Greg Skinner - CFO and VP-Admin.
Probably in that 60 -- 50%, 60% range. Because we are going to have plenty of room to add more lines. It is a lot cheaper to build out all at once and leave a good portion of it somewhat vacant than to have to come back in and add later.
Molly Hemmeter - COO and CEO-elect
Right. So we will have extra space to add salad lines as that volume grows. And I think you saw in our Q&A, we have the capacity -- we will have the capacity to add another $100 million to $150 million in revenue of salads.
Operator
Brent Rystrom, Feltl.
Brent Rystrom - Analyst
Real quick question that the last question caused me to think of. When are you going to open Hanover's expansion?
Molly Hemmeter - COO and CEO-elect
We are going to be opening it right in the beginning of calendar year 2016, but we will be staging bringing different product lines in capacity. So that will go for about through January through, let's say, April, we'll be gradually bringing different products online.
Brent Rystrom - Analyst
All right. And then one final question and then it is kind of a messy question from the perspective that it will be hard to answer. But obviously, we have a fairly high level likelihood of El Nino, which is expected to really start to impact us in the US here in the next couple of months and maybe run through January, February.

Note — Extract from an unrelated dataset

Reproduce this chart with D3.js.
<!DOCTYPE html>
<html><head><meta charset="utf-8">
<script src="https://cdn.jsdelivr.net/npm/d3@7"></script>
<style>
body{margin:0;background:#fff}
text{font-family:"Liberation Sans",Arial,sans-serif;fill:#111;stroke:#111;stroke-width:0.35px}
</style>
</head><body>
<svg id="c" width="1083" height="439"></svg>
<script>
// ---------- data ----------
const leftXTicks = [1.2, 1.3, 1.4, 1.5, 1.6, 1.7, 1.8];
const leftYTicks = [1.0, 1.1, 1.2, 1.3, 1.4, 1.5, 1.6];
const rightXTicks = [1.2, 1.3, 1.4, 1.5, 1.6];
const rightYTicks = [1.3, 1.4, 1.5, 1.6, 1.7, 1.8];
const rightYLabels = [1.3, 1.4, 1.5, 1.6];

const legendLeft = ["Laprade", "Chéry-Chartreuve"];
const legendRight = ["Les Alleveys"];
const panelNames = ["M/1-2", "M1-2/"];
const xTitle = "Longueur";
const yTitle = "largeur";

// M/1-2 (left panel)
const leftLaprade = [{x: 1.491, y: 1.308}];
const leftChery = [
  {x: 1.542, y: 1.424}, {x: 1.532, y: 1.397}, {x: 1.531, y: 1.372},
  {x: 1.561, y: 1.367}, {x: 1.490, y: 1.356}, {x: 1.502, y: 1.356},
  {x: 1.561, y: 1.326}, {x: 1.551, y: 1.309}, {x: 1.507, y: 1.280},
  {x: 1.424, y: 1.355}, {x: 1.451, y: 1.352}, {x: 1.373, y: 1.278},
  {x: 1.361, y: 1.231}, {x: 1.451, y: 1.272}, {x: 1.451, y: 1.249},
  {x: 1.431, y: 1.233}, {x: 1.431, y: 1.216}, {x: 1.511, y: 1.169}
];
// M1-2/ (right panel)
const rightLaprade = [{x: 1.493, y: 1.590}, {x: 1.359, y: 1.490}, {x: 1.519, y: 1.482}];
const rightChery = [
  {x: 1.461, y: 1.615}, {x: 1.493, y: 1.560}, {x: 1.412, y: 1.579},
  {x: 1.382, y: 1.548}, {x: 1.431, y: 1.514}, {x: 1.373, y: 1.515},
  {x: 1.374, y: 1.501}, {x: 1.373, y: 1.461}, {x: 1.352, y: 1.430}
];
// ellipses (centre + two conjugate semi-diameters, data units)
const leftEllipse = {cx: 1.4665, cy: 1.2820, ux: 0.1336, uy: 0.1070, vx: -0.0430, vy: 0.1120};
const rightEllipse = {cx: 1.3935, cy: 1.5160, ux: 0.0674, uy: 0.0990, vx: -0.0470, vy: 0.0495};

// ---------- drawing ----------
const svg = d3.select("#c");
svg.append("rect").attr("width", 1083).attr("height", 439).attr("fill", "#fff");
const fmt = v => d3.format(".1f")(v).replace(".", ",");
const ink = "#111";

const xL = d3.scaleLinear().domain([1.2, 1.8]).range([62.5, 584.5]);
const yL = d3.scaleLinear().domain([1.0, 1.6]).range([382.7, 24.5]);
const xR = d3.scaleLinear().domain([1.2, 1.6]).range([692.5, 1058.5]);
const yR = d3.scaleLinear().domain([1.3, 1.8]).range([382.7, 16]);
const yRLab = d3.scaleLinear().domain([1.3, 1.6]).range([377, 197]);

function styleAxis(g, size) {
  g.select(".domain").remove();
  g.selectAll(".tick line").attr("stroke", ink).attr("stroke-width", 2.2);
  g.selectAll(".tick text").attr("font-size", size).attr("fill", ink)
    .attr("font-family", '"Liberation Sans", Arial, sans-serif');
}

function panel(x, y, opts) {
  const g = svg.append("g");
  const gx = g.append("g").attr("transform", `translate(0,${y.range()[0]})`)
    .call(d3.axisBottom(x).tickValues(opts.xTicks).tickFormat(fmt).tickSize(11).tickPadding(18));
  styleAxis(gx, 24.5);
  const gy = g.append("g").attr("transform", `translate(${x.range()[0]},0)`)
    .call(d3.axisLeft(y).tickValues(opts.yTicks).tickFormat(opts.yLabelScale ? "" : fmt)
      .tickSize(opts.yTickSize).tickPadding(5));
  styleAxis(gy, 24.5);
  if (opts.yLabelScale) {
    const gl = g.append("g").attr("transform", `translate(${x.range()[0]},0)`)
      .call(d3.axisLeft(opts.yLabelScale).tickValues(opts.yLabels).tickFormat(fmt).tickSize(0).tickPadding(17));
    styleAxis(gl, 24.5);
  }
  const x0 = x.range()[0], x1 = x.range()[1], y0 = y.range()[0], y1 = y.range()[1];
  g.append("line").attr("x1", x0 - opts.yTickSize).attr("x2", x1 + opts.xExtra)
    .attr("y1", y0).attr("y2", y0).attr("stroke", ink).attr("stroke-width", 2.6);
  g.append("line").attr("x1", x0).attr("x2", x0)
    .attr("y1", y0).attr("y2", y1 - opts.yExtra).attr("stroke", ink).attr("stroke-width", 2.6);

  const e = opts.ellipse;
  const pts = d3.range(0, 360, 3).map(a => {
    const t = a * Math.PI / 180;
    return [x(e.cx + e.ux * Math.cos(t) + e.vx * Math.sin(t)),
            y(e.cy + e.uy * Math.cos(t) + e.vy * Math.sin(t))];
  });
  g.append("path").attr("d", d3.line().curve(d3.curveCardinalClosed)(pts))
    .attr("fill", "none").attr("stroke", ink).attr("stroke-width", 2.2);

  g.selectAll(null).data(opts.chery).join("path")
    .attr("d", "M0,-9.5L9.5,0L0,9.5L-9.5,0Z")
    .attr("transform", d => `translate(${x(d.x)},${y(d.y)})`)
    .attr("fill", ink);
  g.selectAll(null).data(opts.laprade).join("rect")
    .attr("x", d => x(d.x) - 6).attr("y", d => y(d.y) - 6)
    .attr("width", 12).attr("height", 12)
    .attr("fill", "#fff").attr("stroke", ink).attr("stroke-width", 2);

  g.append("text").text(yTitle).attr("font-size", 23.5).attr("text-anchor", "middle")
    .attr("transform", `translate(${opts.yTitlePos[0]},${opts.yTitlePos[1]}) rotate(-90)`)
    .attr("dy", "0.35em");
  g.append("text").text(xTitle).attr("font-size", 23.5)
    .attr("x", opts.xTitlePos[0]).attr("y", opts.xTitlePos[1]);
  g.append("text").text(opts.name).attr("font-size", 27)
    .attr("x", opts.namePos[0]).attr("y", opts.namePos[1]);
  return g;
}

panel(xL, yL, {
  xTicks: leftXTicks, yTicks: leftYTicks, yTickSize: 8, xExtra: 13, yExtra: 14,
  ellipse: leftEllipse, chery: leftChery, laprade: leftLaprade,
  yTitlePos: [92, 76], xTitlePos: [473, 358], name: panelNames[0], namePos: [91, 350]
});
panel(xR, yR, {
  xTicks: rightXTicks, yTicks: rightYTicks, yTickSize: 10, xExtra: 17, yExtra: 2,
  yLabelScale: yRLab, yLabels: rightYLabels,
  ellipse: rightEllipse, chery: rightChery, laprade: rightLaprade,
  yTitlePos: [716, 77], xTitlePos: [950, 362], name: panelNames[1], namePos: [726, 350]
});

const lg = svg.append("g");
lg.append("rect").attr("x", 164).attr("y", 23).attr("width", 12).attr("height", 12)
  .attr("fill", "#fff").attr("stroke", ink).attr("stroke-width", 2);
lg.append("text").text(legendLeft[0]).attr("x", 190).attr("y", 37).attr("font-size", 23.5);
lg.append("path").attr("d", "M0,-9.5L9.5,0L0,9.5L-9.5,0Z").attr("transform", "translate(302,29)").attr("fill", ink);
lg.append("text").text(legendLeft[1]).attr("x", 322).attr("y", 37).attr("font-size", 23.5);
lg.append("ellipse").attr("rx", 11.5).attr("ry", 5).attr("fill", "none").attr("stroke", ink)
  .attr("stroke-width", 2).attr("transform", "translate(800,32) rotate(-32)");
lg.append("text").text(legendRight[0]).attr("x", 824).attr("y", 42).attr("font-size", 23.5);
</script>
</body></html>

And then with a high powered El Nino, typically that is followed by a La Nina in the following summer. So historically, can you remind us how El Ninos might impact your winter sourcing -- calendar winter. And then how La Nina can impact your summer sourcing.
Molly Hemmeter - COO and CEO-elect
You are right. That is hard to answer. But let me give you some things we are doing to mitigate the risks of a strong El Nino. So we are doing two things. First of all, we're going to be utilizing more transplants in the spring. And what that means is we are going to be assuming that there is going to be a lot of wet and muddy fields January through March. And so there is a chance we might have to miss planting.
So what we are going to do is we are going to transplant -- we are going to plant seed in other areas and be ready to have -- bring the transplants in in the spring. So that will ensure that we don't miss any season.
The other thing we are doing is we are adjusting our planting regions and we were going to plan for more volume out of our desert areas. So those are two -- we have a lot of lists of things we are doing, but those are two of the primary things that we are doing to mitigate risks.
Operator
Thank you. This does conclude the question-and-answer session of today's program. I would like to hand the program back for any further remarks.
Greg Skinner - CFO and VP-Admin.
Just want to just thank everybody for being with us today. And we look forward to keeping you apprised of our progress as we get through the year. Many thanks, everybody.
Operator
Thank you, ladies and gentlemen, for your participation in today's conference. This does conclude the program. You may now disconnect. Good day.